== Problem details ==
Transcribe the lines below verbatim, skipping the images.

◆ ◆ ◆

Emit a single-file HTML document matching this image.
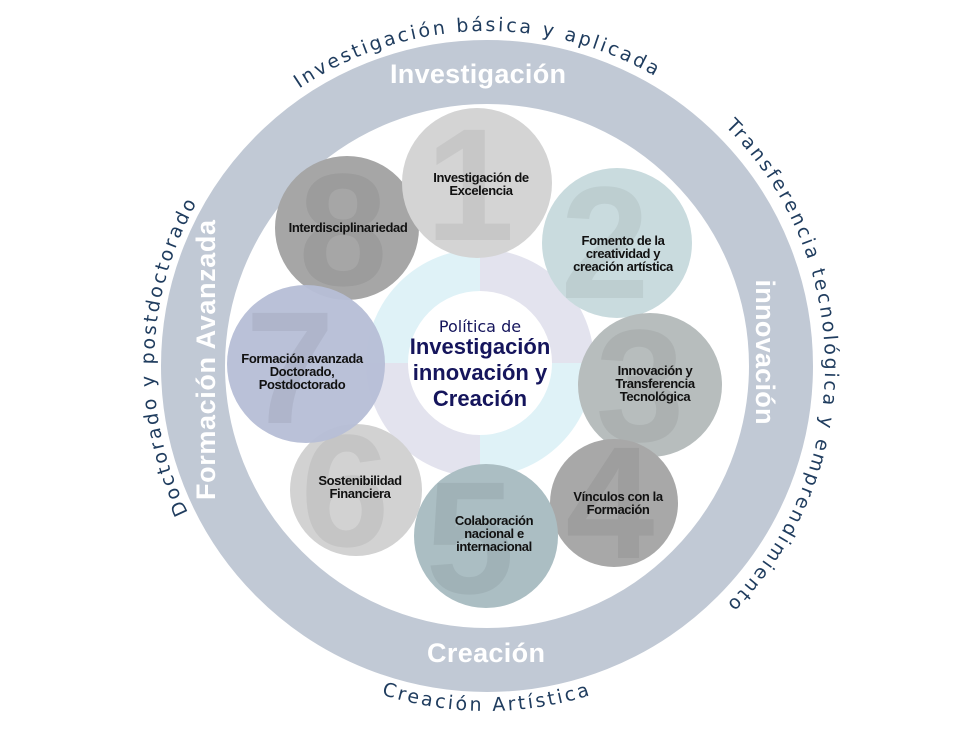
<!DOCTYPE html>
<html><head><meta charset="utf-8"><style>
html,body{margin:0;padding:0;background:#fff;}
svg{display:block}
.ct{font-family:"Liberation Sans Narrow","Liberation Sans",sans-serif;font-weight:bold;font-size:13px;fill:#111;text-anchor:middle;letter-spacing:-0.4px}
.num{font-family:"Liberation Sans",sans-serif;font-weight:bold;font-size:160px;text-anchor:middle;opacity:0.055;fill:#000}
.ot{font-family:"DejaVu Sans","Liberation Sans",sans-serif;font-size:19px;fill:#1f3c5e;letter-spacing:2.6px}
.rl{font-family:"Liberation Sans",sans-serif;font-weight:bold;font-size:27px;fill:#fff;text-anchor:middle}
.tt{font-family:"Liberation Sans Narrow","Liberation Sans",sans-serif;font-weight:bold;fill:#15155c;text-anchor:middle}
</style></head><body>
<svg width="972" height="729" viewBox="0 0 972 729" xmlns="http://www.w3.org/2000/svg">
<defs>
<path id="pTop" d="M152,366 A335,335 0 0 1 822,366"/>
<path id="pRight" d="M487,28 A338,338 0 0 1 487,704"/>
<path id="pLeft" d="M487,699 A333,333 0 0 1 487,33"/>
<path id="pBot" d="M142,366 A345,345 0 0 0 832,366"/>
</defs>
<circle cx="487" cy="366" r="294" fill="none" stroke="#c1c9d5" stroke-width="64"/>

<text class="ot"><textPath href="#pTop" startOffset="49%" text-anchor="middle">Investigación básica y aplicada</textPath></text>
<text class="ot"><textPath href="#pRight" startOffset="50%" text-anchor="middle">Transferencia tecnológica y emprendimiento</textPath></text>
<text class="ot"><textPath href="#pLeft" startOffset="51%" text-anchor="middle">Doctorado y postdoctorado</textPath></text>
<text class="ot"><textPath href="#pBot" startOffset="50%" text-anchor="middle">Creación Artística</textPath></text>

<text class="rl" x="478" y="83" textLength="176">Investigación</text>
<text class="rl" x="486" y="662" textLength="118">Creación</text>
<text class="rl" transform="translate(756,352) rotate(90)" textLength="145">innovación</text>
<text class="rl" transform="translate(215,360) rotate(-90)" textLength="280">Formación Avanzada</text>

<g fill="none" stroke-width="42">
<path d="M387,363 A93,93 0 0 1 480,270" stroke="#dff2f7"/>
<path d="M480,270 A93,93 0 0 1 573,363" stroke="#e3e3ee"/>
<path d="M573,363 A93,93 0 0 1 480,456" stroke="#dff2f7"/>
<path d="M480,456 A93,93 0 0 1 387,363" stroke="#e3e3ee"/>
</g>
<circle cx="480" cy="363" r="70" fill="#fff"/>
<text class="tt" x="480" y="332" font-size="16" style="font-family:'DejaVu Sans',sans-serif;font-weight:normal">Política de</text>
<text class="tt" x="480" y="354" font-size="22">Investigación</text>
<text class="tt" x="480" y="380" font-size="22">innovación y</text>
<text class="tt" x="480" y="406" font-size="22">Creación</text>

<circle cx="347" cy="228" r="72" fill="#a6a6a6"/><text class="num" x="343" y="285">8</text>
<circle cx="477" cy="183" r="75" fill="#d4d4d4"/><text class="num" x="470" y="240">1</text>
<circle cx="617" cy="243" r="75" fill="#c9dbde"/><text class="num" x="605" y="298">2</text>
<circle cx="650" cy="385" r="72" fill="#b7bdbd"/><text class="num" x="640" y="441">3</text>
<circle cx="356" cy="490" r="66" fill="#d2d2d2"/><text class="num" x="345" y="546">6</text>
<circle cx="614" cy="503" r="64" fill="#a8a8a8"/><text class="num" x="610" y="558">4</text>
<circle cx="486" cy="536" r="72" fill="#abbec3"/><text class="num" x="470" y="593">5</text>
<circle cx="306" cy="364" r="79" fill="#b6bed6" fill-opacity="0.95"/><text class="num" x="290" y="423">7</text>

<text class="ct" x="481" y="182">Investigación de</text>
<text class="ct" x="481" y="195">Excelencia</text>
<text class="ct" x="348" y="232">Interdisciplinariedad</text>
<text class="ct" x="623" y="245">Fomento de la</text>
<text class="ct" x="623" y="258">creatividad y</text>
<text class="ct" x="623" y="271">creación artística</text>
<text class="ct" x="302" y="363">Formación avanzada</text>
<text class="ct" x="302" y="376">Doctorado,</text>
<text class="ct" x="302" y="389">Postdoctorado</text>
<text class="ct" x="655" y="375">Innovación y</text>
<text class="ct" x="655" y="388">Transferencia</text>
<text class="ct" x="655" y="401">Tecnológica</text>
<text class="ct" x="360" y="485">Sostenibilidad</text>
<text class="ct" x="360" y="498">Financiera</text>
<text class="ct" x="494" y="525">Colaboración</text>
<text class="ct" x="494" y="538">nacional e</text>
<text class="ct" x="494" y="551">internacional</text>
<text class="ct" x="618" y="501">Vínculos con la</text>
<text class="ct" x="618" y="514">Formación</text>
</svg>
</body></html>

◆ ◆ ◆

== The completed task ==
Emit a single-file HTML document matching this image.
<!DOCTYPE html>
<html><head><meta charset="utf-8"><style>
html,body{margin:0;padding:0;background:#fff;}
svg{display:block}
.ct{font-family:"Liberation Sans Narrow","Liberation Sans",sans-serif;font-weight:bold;font-size:13px;fill:#111;text-anchor:middle;letter-spacing:-0.4px}
.num{font-family:"Liberation Sans",sans-serif;font-weight:bold;font-size:160px;text-anchor:middle;opacity:0.055;fill:#000}
.ot{font-family:"DejaVu Sans","Liberation Sans",sans-serif;font-size:19px;fill:#1f3c5e;letter-spacing:2.6px}
.rl{font-family:"Liberation Sans",sans-serif;font-weight:bold;font-size:27px;fill:#fff;text-anchor:middle}
.tt{font-family:"Liberation Sans Narrow","Liberation Sans",sans-serif;font-weight:bold;fill:#15155c;text-anchor:middle}
</style></head><body>
<svg width="972" height="729" viewBox="0 0 972 729" xmlns="http://www.w3.org/2000/svg">
<defs>
<path id="pTop" d="M152,366 A335,335 0 0 1 822,366"/>
<path id="pRight" d="M487,28 A338,338 0 0 1 487,704"/>
<path id="pLeft" d="M487,699 A333,333 0 0 1 487,33"/>
<path id="pBot" d="M142,366 A345,345 0 0 0 832,366"/>
</defs>
<circle cx="487" cy="366" r="294" fill="none" stroke="#c1c9d5" stroke-width="64"/>

<text class="ot"><textPath href="#pTop" startOffset="49%" text-anchor="middle">Investigación básica y aplicada</textPath></text>
<text class="ot"><textPath href="#pRight" startOffset="50%" text-anchor="middle">Transferencia tecnológica y emprendimiento</textPath></text>
<text class="ot"><textPath href="#pLeft" startOffset="51%" text-anchor="middle">Doctorado y postdoctorado</textPath></text>
<text class="ot"><textPath href="#pBot" startOffset="50%" text-anchor="middle">Creación Artística</textPath></text>

<text class="rl" x="478" y="83" textLength="176">Investigación</text>
<text class="rl" x="486" y="662" textLength="118">Creación</text>
<text class="rl" transform="translate(756,352) rotate(90)" textLength="145">innovación</text>
<text class="rl" transform="translate(215,360) rotate(-90)" textLength="280">Formación Avanzada</text>

<g fill="none" stroke-width="42">
<path d="M387,363 A93,93 0 0 1 480,270" stroke="#dff2f7"/>
<path d="M480,270 A93,93 0 0 1 573,363" stroke="#e3e3ee"/>
<path d="M573,363 A93,93 0 0 1 480,456" stroke="#dff2f7"/>
<path d="M480,456 A93,93 0 0 1 387,363" stroke="#e3e3ee"/>
</g>
<circle cx="480" cy="363" r="70" fill="#fff"/>
<text class="tt" x="480" y="332" font-size="16" style="font-family:'DejaVu Sans',sans-serif;font-weight:normal">Política de</text>
<text class="tt" x="480" y="354" font-size="22">Investigación</text>
<text class="tt" x="480" y="380" font-size="22">innovación y</text>
<text class="tt" x="480" y="406" font-size="22">Creación</text>

<circle cx="347" cy="228" r="72" fill="#a6a6a6"/><text class="num" x="343" y="285">8</text>
<circle cx="477" cy="183" r="75" fill="#d4d4d4"/><text class="num" x="470" y="240">1</text>
<circle cx="617" cy="243" r="75" fill="#c9dbde"/><text class="num" x="605" y="298">2</text>
<circle cx="650" cy="385" r="72" fill="#b7bdbd"/><text class="num" x="640" y="441">3</text>
<circle cx="356" cy="490" r="66" fill="#d2d2d2"/><text class="num" x="345" y="546">6</text>
<circle cx="614" cy="503" r="64" fill="#a8a8a8"/><text class="num" x="610" y="558">4</text>
<circle cx="486" cy="536" r="72" fill="#abbec3"/><text class="num" x="470" y="593">5</text>
<circle cx="306" cy="364" r="79" fill="#b6bed6" fill-opacity="0.95"/><text class="num" x="290" y="423">7</text>

<text class="ct" x="481" y="182">Investigación de</text>
<text class="ct" x="481" y="195">Excelencia</text>
<text class="ct" x="348" y="232">Interdisciplinariedad</text>
<text class="ct" x="623" y="245">Fomento de la</text>
<text class="ct" x="623" y="258">creatividad y</text>
<text class="ct" x="623" y="271">creación artística</text>
<text class="ct" x="302" y="363">Formación avanzada</text>
<text class="ct" x="302" y="376">Doctorado,</text>
<text class="ct" x="302" y="389">Postdoctorado</text>
<text class="ct" x="655" y="375">Innovación y</text>
<text class="ct" x="655" y="388">Transferencia</text>
<text class="ct" x="655" y="401">Tecnológica</text>
<text class="ct" x="360" y="485">Sostenibilidad</text>
<text class="ct" x="360" y="498">Financiera</text>
<text class="ct" x="494" y="525">Colaboración</text>
<text class="ct" x="494" y="538">nacional e</text>
<text class="ct" x="494" y="551">internacional</text>
<text class="ct" x="618" y="501">Vínculos con la</text>
<text class="ct" x="618" y="514">Formación</text>
</svg>
</body></html>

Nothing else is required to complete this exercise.